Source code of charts
+++
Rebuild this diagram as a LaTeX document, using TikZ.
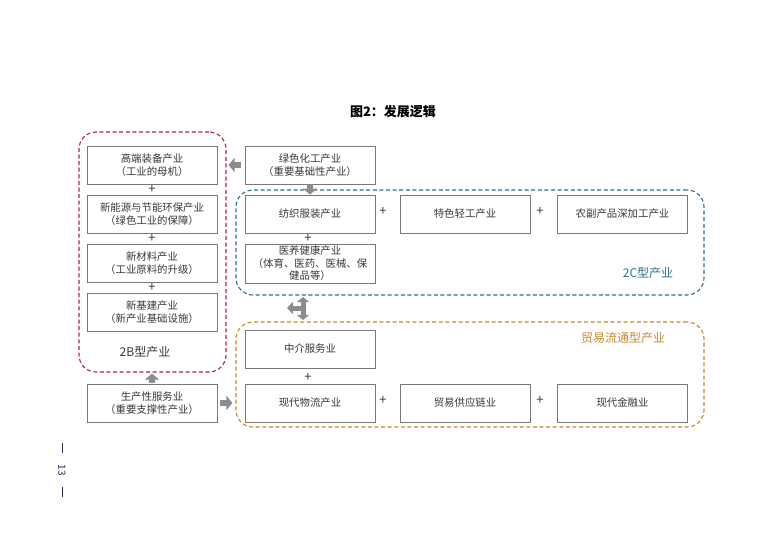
\documentclass[tikz,border=0pt]{standalone}
\usepackage{fontspec}
\setmainfont{Noto Sans CJK SC}
\usetikzlibrary{arrows.meta}
\definecolor{boxline}{HTML}{787878}
\definecolor{txt}{HTML}{383838}
\definecolor{crim}{HTML}{B3204F}
\definecolor{bluec}{HTML}{2F6F94}
\definecolor{orangec}{HTML}{C98A2E}
\definecolor{arrg}{HTML}{8C8C8C}
\definecolor{pagec}{HTML}{3D1A4D}
\tikzset{
  ibox/.style={draw=boxline, line width=0.9pt, minimum width=130pt, minimum height=38pt,
    align=center, text=txt, font=\fontsize{10.4}{13}\selectfont, inner sep=1pt},
  plus/.style={text=txt, font=\fontsize{13}{13}\selectfont, inner sep=0pt},
  grp/.style={line width=1.1pt, rounded corners=17pt, dash pattern=on 4pt off 2.6pt, minimum width=468pt, minimum height=105pt},
  grplabel/.style={font=\fontsize{12}{12}\selectfont, inner sep=0pt},
  blk/.style={draw=arrg, line width=6.5pt, -{Triangle[width=14pt,length=6pt]}},
  blkthin/.style={draw=arrg, line width=5pt, {Triangle[width=12pt,length=5pt]}-{Triangle[width=12pt,length=5pt]}},
  blkthinone/.style={draw=arrg, line width=5pt, -{Triangle[width=12pt,length=6pt]}},
}
\begin{document}
\begin{tikzpicture}[x=1pt,y=-1pt]
\useasboundingbox[fill=white] (0,0) rectangle (781,551);

\node[font=\bfseries\fontsize{13}{13}\selectfont, inner sep=0pt] (title) at (393,112) {图2：发展逻辑};

% group boxes
\node[grp, draw=crim, minimum width=147pt, minimum height=240pt] (g2b) at (152.5,252) {};
\node[grp, draw=bluec] (g2c) at (470,242.5) {};
\node[grp, draw=orangec] (gtrade) at (470,374.5) {};

% left column
\node[ibox] (b1) at (152,165) {高端装备产业\\（工业的母机）};
\node[ibox] (b2) at (152,214) {新能源与节能环保产业\\（绿色工业的保障）};
\node[ibox] (b3) at (152,263) {新材料产业\\（工业原料的升级）};
\node[ibox] (b4) at (152,312) {新基建产业\\（新产业基础设施）};
\node[plus] (p1) at (152,189.5) {+};
\node[plus] (p2) at (152,238.5) {+};
\node[plus] (p3) at (152,287.5) {+};
\node[grplabel, text=txt] (l2b) at (145,352) {2B型产业};
\node[ibox] (prod) at (152,403) {生产性服务业\\（重要支撑性产业）};

% middle / 2C
\node[ibox] (green) at (310,165) {绿色化工产业\\（重要基础性产业）};
\node[ibox] (tex) at (310,214) {纺织服装产业};
\node[ibox] (light) at (465,214) {特色轻工产业};
\node[ibox] (agri) at (622.5,214) {农副产品深加工产业};
\node[ibox, minimum height=39pt, font=\fontsize{10.4}{12.5}\selectfont] (health) at (310,263.5) {医养健康产业\\（体育、医药、医械、保\\健品等）};
\node[plus] (p4) at (308,238.5) {+};
\node[plus] (p5) at (383,211) {+};
\node[plus] (p6) at (540,211) {+};
\node[grplabel, text=bluec] (l2c) at (648,273) {2C型产业};

% trade
\node[ibox] (inter) at (310,349) {中介服务业};
\node[ibox] (logis) at (310,403) {现代物流产业};
\node[ibox] (supply) at (465,403) {贸易供应链业};
\node[ibox] (fin) at (622.5,403) {现代金融业};
\node[plus] (p7) at (308,377) {+};
\node[plus] (p8) at (383,400) {+};
\node[plus] (p9) at (540,400) {+};
\node[grplabel, text=orangec] (ltr) at (623,338) {贸易流通型产业};

% arrows
\draw[blk, shorten <=1pt, shorten >=1pt] (prod.north) -- (prod.north |- g2b.south);
\draw[blk, shorten <=4pt, shorten >=2pt] (green.west) -- (green.west -| g2b.east);
\draw[blk, shorten <=0pt, shorten >=0pt] (green.south) -- (tex.north);
\draw[blk, shorten <=3pt, shorten >=3pt] (prod.east) -- (prod.east -| gtrade.west);
\coordinate (hub) at (303,308);
\coordinate (hubL) at (287,308);
\draw[blkthin, shorten <=1.5pt, shorten >=1.5pt] (hub |- g2c.south) -- (hub |- gtrade.north);
\draw[blkthinone, shorten <=-2pt] (hub) -- (hubL);

% page number
\node[rotate=-90, text=pagec, font=\fontsize{10}{10}\selectfont, inner sep=0pt] (pg) at (62,470) {13};
\coordinate (pgt) at (62,443);
\coordinate (pgb) at (62,497);
\draw[pagec, line width=0.9pt] (pgt) -- ++(0,10);
\draw[pagec, line width=0.9pt] (pgb) -- ++(0,-10);
\end{tikzpicture}
\end{document}
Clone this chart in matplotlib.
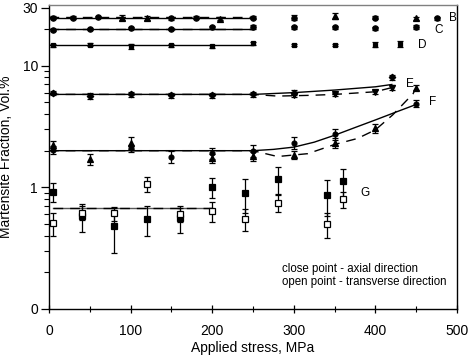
import matplotlib
matplotlib.use("Agg")
import matplotlib.pyplot as plt
from matplotlib.ticker import FixedLocator, LogLocator, NullFormatter, MultipleLocator

plt.rcParams['font.family'] = ['Liberation Sans', 'DejaVu Sans']

# ---- measured points: axial (closed) and transverse (open) ----
bAxX = [5, 30, 60, 150, 180, 250, 300, 400, 475]
bAxY = [24.8, 24.8, 25.2, 24.5, 24.8, 24.8, 24.8, 24.8, 24.4]
bAxE = [0.6, 0.6, 0.6, 0.6, 0.6, 0.8, 1.2, 0.6, 0.8]
bTrX = [90, 120, 210, 350, 450]
bTrY = [24.8, 24.6, 24.3, 25.6, 24.4]
bTrE = [1.2, 0.8, 0.8, 1.5, 0.8]

cAxX = [5, 50, 100, 150, 200, 250, 300, 350, 400, 450]
cAxY = [19.6, 20.0, 20.4, 20.0, 20.6, 20.8, 20.6, 20.6, 20.2, 20.8]
cAxE = [0.5, 0.5, 0.5, 0.5, 0.5, 0.8, 0.5, 0.5, 0.5, 0.8]

dAxX = [5, 50, 100, 150, 200, 250, 300, 350, 400, 430]
dAxY = [14.7, 14.9, 14.4, 14.7, 14.4, 15.3, 14.8, 14.8, 14.8, 15.1]
dAxE = [0.4, 0.4, 0.6, 0.4, 0.4, 0.4, 0.4, 0.4, 0.7, 0.8]

eAxX = [5, 50, 100, 150, 200, 250, 300, 420]
eAxY = [5.98, 5.62, 5.81, 5.7, 5.7, 5.81, 6.0, 8.0]
eAxE = [0.25, 0.3, 0.25, 0.3, 0.25, 0.25, 0.25, 0.35]
eTrX = [300, 350, 400, 420]
eTrY = [5.7, 5.8, 6.05, 6.6]
eTrE = [0.2, 0.2, 0.25, 0.3]

fAxX = [5, 100, 150, 200, 250, 300, 350, 450]
fAxY = [2.02, 2.09, 1.78, 1.90, 2.0, 2.32, 2.74, 4.88]
fAxE = [0.15, 0.15, 0.2, 0.2, 0.22, 0.25, 0.3, 0.3]
fTrX = [5, 50, 100, 200, 250, 300, 350, 400, 450]
fTrY = [2.22, 1.70, 2.32, 1.74, 1.81, 1.85, 2.32, 3.06, 6.6]
fTrE = [0.18, 0.18, 0.26, 0.15, 0.15, 0.15, 0.2, 0.25, 0.3]

gAxX = [5, 40, 80, 120, 160, 200, 240, 280, 340, 360]
gAxY = [0.92, 0.58, 0.48, 0.55, 0.56, 1.0, 0.89, 1.18, 0.86, 1.12]
gAxE = [0.16, 0.15, 0.19, 0.15, 0.14, 0.19, 0.27, 0.3, 0.28, 0.3]
gTrX = [5, 40, 80, 120, 160, 200, 240, 280, 340, 360]
gTrY = [0.51, 0.62, 0.61, 1.07, 0.60, 0.64, 0.55, 0.75, 0.50, 0.80]
gTrE = [0.11, 0.08, 0.08, 0.15, 0.08, 0.12, 0.11, 0.12, 0.12, 0.12]

# ---- fitted curves ----
bLineX = [0, 250]
bSolidY = [24.4, 24.4]
bDashY = [25.2, 25.2]
cLineX = [0, 250]
cSolidY = [20.1, 20.1]
cDashY = [19.9, 19.9]
dLineX = [0, 250]
dSolidY = [14.7, 14.7]
eSolidX = [0, 250, 300, 350, 400, 420]
eSolidY = [5.8, 5.8, 6.0, 6.3, 6.7, 7.0]
eDashX = [0, 250, 280, 320, 350, 400, 420]
eDashY = [5.8, 5.8, 5.62, 5.7, 5.8, 6.1, 6.6]
fSolidX = [0, 250, 275, 300, 325, 350, 375, 400, 425, 450]
fSolidY = [2.0, 2.0, 2.05, 2.14, 2.35, 2.68, 3.1, 3.58, 4.15, 4.8]
fDashX = [0, 250, 280, 317, 350, 378, 400, 421, 446, 450]
fDashY = [2.0, 2.0, 1.79, 1.89, 2.25, 2.52, 2.97, 3.93, 5.87, 6.6]
gLineX = [5, 200]
gSolidY = [0.675, 0.675]
gDashY = [0.67, 0.67]

curveNames = ["B", "C", "D", "E", "F", "G"]
nameX = [490, 472, 452, 437, 466, 382]
nameY = [24.4, 19.8, 14.8, 7.07, 5.03, 0.89]

yTicks = [0.1, 1, 10, 30]
yTickLabels = ["0", "1", "10", "30"]

fig = plt.figure(figsize=(4.68, 3.57), dpi=100)
ax = fig.add_axes([0.1047, 0.1345, 0.872, 0.8515])

solid = dict(color="black", lw=1.0)
dashed = dict(color="black", lw=1.0, ls=(0, (7, 5)))

ax.plot(bLineX, bSolidY, **solid)
ax.plot(bLineX, bDashY, **dashed)
ax.plot(cLineX, cSolidY, **solid)
ax.plot(cLineX, cDashY, **dashed)
ax.plot(dLineX, dSolidY, **solid)
ax.plot(eSolidX, eSolidY, **solid)
ax.plot(eDashX, eDashY, **dashed)
ax.plot(fSolidX, fSolidY, **solid)
ax.plot(fDashX, fDashY, **dashed)
ax.plot(gLineX, gSolidY, color="0.35", lw=1.0)
ax.plot(gLineX, gDashY, **dashed)

eb = dict(ls="none", color="black", ecolor="black", elinewidth=0.9, capsize=2.5, capthick=0.9)

def points(xs, ys, es, marker, ms, face="black"):
	ax.errorbar(xs, ys, yerr=es, marker=marker, ms=ms, mfc=face, mec="black", mew=0.9, **eb)
#

points(bAxX, bAxY, bAxE, "o", 3.8)
points(bTrX, bTrY, bTrE, "^", 3.8)
points(cAxX, cAxY, cAxE, "o", 3.8)
points(dAxX, dAxY, dAxE, "s", 3.5)
points(eAxX, eAxY, eAxE, "D", 3.3)
points(eTrX, eTrY, eTrE, "v", 3.8)
points(fAxX, fAxY, fAxE, "o", 3.5)
points(fTrX, fTrY, fTrE, "^", 3.8)
points(gAxX, gAxY, gAxE, "s", 4.3)
points(gTrX, gTrY, gTrE, "s", 4.3, face="white")

for name, x, y in zip(curveNames, nameX, nameY):
	ax.text(x, y, name, fontsize=8.5, va="center", ha="left")
#

ax.text(286, 0.214, "close point - axial direction", fontsize=8.3, va="center")
ax.text(286, 0.167, "open point - transverse direction", fontsize=8.3, va="center")

ax.set_yscale("log")
ax.set_xlim(0, 500)
ax.set_ylim(0.1, 31.5)
ax.yaxis.set_major_locator(FixedLocator(yTicks))
ax.set_yticklabels(yTickLabels)
ax.yaxis.set_minor_locator(LogLocator(base=10, subs=[2, 3, 4, 5, 6, 7, 8, 9]))
ax.yaxis.set_minor_formatter(NullFormatter())
ax.xaxis.set_major_locator(MultipleLocator(100))
ax.xaxis.set_minor_locator(MultipleLocator(50))

ax.tick_params(axis="y", which="major", direction="out", length=6, width=0.9, labelsize=10, pad=2)
ax.tick_params(axis="y", which="minor", direction="out", length=3.5, width=0.8)
ax.tick_params(axis="x", which="major", direction="inout", length=6, width=0.9, labelsize=10, pad=8)
ax.tick_params(axis="x", which="minor", direction="inout", length=4, width=0.8)

for s in ax.spines.values():
	s.set_linewidth(1.0)
#
ax.spines["top"].set_color("0.5")

ax.set_xlabel("Applied stress, MPa", fontsize=10, labelpad=2)
ax.set_ylabel("Martensite Fraction, Vol.%", fontsize=10, labelpad=7)

fig.savefig("out.png", dpi=100)
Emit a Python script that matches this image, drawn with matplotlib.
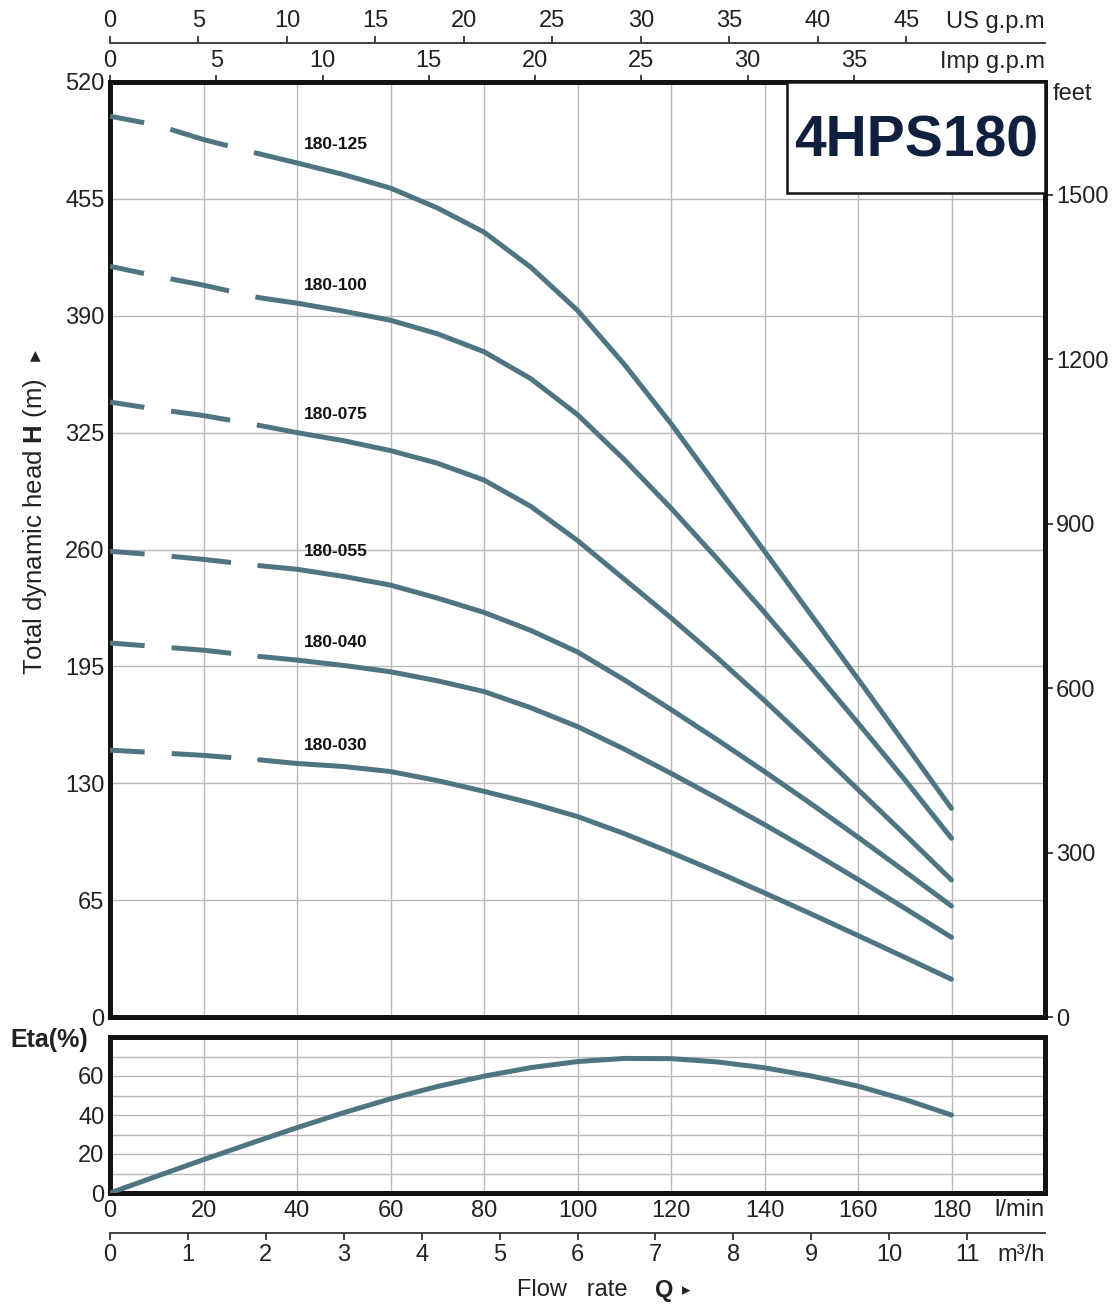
+++
» WHAT YOU HAVE TO DO
Nothing but the lines from the one with "Clone this chart in matplotlib." down to the one with "fTrE = [0.18, 0.18, 0.26, 0.15, 0.15, 0.15, 0.2, 0.25, 0.3]" should be printed, both of them included. Leave out the pictures.

» FULL ANSWER
Clone this chart in matplotlib.
import matplotlib
matplotlib.use("Agg")
import matplotlib.pyplot as plt
from matplotlib.ticker import FixedLocator, LogLocator, NullFormatter, MultipleLocator

plt.rcParams['font.family'] = ['Liberation Sans', 'DejaVu Sans']

# ---- measured points: axial (closed) and transverse (open) ----
bAxX = [5, 30, 60, 150, 180, 250, 300, 400, 475]
bAxY = [24.8, 24.8, 25.2, 24.5, 24.8, 24.8, 24.8, 24.8, 24.4]
bAxE = [0.6, 0.6, 0.6, 0.6, 0.6, 0.8, 1.2, 0.6, 0.8]
bTrX = [90, 120, 210, 350, 450]
bTrY = [24.8, 24.6, 24.3, 25.6, 24.4]
bTrE = [1.2, 0.8, 0.8, 1.5, 0.8]

cAxX = [5, 50, 100, 150, 200, 250, 300, 350, 400, 450]
cAxY = [19.6, 20.0, 20.4, 20.0, 20.6, 20.8, 20.6, 20.6, 20.2, 20.8]
cAxE = [0.5, 0.5, 0.5, 0.5, 0.5, 0.8, 0.5, 0.5, 0.5, 0.8]

dAxX = [5, 50, 100, 150, 200, 250, 300, 350, 400, 430]
dAxY = [14.7, 14.9, 14.4, 14.7, 14.4, 15.3, 14.8, 14.8, 14.8, 15.1]
dAxE = [0.4, 0.4, 0.6, 0.4, 0.4, 0.4, 0.4, 0.4, 0.7, 0.8]

eAxX = [5, 50, 100, 150, 200, 250, 300, 420]
eAxY = [5.98, 5.62, 5.81, 5.7, 5.7, 5.81, 6.0, 8.0]
eAxE = [0.25, 0.3, 0.25, 0.3, 0.25, 0.25, 0.25, 0.35]
eTrX = [300, 350, 400, 420]
eTrY = [5.7, 5.8, 6.05, 6.6]
eTrE = [0.2, 0.2, 0.25, 0.3]

fAxX = [5, 100, 150, 200, 250, 300, 350, 450]
fAxY = [2.02, 2.09, 1.78, 1.90, 2.0, 2.32, 2.74, 4.88]
fAxE = [0.15, 0.15, 0.2, 0.2, 0.22, 0.25, 0.3, 0.3]
fTrX = [5, 50, 100, 200, 250, 300, 350, 400, 450]
fTrY = [2.22, 1.70, 2.32, 1.74, 1.81, 1.85, 2.32, 3.06, 6.6]
fTrE = [0.18, 0.18, 0.26, 0.15, 0.15, 0.15, 0.2, 0.25, 0.3]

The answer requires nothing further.